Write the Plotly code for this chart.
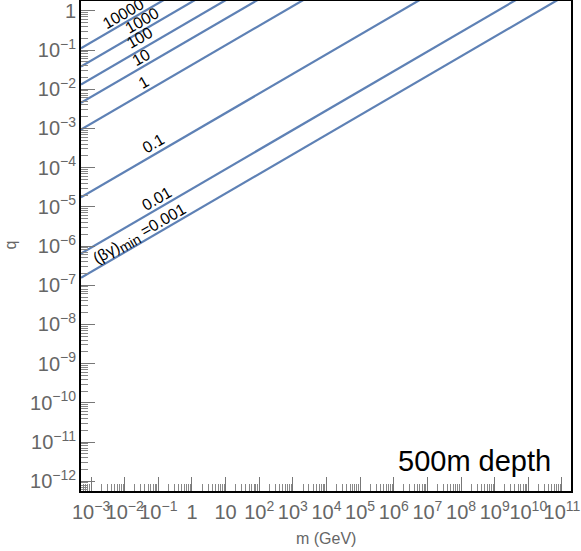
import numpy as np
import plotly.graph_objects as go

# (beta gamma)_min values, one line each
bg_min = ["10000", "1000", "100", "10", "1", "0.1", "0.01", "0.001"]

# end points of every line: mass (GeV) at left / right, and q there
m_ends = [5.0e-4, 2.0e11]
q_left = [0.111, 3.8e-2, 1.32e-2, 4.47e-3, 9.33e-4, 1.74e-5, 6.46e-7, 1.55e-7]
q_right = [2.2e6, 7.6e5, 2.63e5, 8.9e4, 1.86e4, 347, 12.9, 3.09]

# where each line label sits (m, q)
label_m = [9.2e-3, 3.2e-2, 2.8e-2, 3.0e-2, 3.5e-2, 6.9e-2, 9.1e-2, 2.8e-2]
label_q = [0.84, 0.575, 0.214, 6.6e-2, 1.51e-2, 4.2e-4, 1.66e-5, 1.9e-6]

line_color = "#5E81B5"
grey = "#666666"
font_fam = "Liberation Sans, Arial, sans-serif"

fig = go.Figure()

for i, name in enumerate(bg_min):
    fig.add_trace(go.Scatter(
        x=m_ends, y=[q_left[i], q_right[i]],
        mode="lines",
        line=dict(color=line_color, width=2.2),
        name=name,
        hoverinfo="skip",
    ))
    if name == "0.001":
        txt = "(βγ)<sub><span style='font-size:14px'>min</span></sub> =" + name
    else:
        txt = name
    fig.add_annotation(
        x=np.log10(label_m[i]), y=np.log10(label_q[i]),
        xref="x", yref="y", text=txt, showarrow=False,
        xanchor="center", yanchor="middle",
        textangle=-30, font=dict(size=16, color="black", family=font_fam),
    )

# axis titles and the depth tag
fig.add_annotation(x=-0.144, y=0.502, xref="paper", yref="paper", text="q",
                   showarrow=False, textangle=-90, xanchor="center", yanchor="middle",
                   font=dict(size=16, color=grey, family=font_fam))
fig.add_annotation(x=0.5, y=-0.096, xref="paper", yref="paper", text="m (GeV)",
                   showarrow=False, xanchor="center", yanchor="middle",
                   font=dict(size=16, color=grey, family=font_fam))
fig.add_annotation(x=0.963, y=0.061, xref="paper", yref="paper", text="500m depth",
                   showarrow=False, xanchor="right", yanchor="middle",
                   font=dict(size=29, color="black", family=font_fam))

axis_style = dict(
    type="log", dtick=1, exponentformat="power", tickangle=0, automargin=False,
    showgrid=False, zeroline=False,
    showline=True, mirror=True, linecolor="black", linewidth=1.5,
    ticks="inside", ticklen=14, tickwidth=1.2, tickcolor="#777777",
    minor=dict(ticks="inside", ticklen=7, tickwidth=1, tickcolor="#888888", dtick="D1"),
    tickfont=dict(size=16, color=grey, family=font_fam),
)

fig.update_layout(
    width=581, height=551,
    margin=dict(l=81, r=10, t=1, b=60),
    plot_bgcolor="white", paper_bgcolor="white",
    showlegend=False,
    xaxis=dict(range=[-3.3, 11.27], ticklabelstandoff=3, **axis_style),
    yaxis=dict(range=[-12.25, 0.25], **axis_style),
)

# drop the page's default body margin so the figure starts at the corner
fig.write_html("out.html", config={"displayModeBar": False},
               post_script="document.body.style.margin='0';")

Aim of the exercise
Repeat the listing above from its first line through the line that contains "fig = go.Figure()", both included, and nothing more. Drop the pictures.

In response
Write the Plotly code for this chart.
import numpy as np
import plotly.graph_objects as go

# (beta gamma)_min values, one line each
bg_min = ["10000", "1000", "100", "10", "1", "0.1", "0.01", "0.001"]

# end points of every line: mass (GeV) at left / right, and q there
m_ends = [5.0e-4, 2.0e11]
q_left = [0.111, 3.8e-2, 1.32e-2, 4.47e-3, 9.33e-4, 1.74e-5, 6.46e-7, 1.55e-7]
q_right = [2.2e6, 7.6e5, 2.63e5, 8.9e4, 1.86e4, 347, 12.9, 3.09]

# where each line label sits (m, q)
label_m = [9.2e-3, 3.2e-2, 2.8e-2, 3.0e-2, 3.5e-2, 6.9e-2, 9.1e-2, 2.8e-2]
label_q = [0.84, 0.575, 0.214, 6.6e-2, 1.51e-2, 4.2e-4, 1.66e-5, 1.9e-6]

line_color = "#5E81B5"
grey = "#666666"
font_fam = "Liberation Sans, Arial, sans-serif"

fig = go.Figure()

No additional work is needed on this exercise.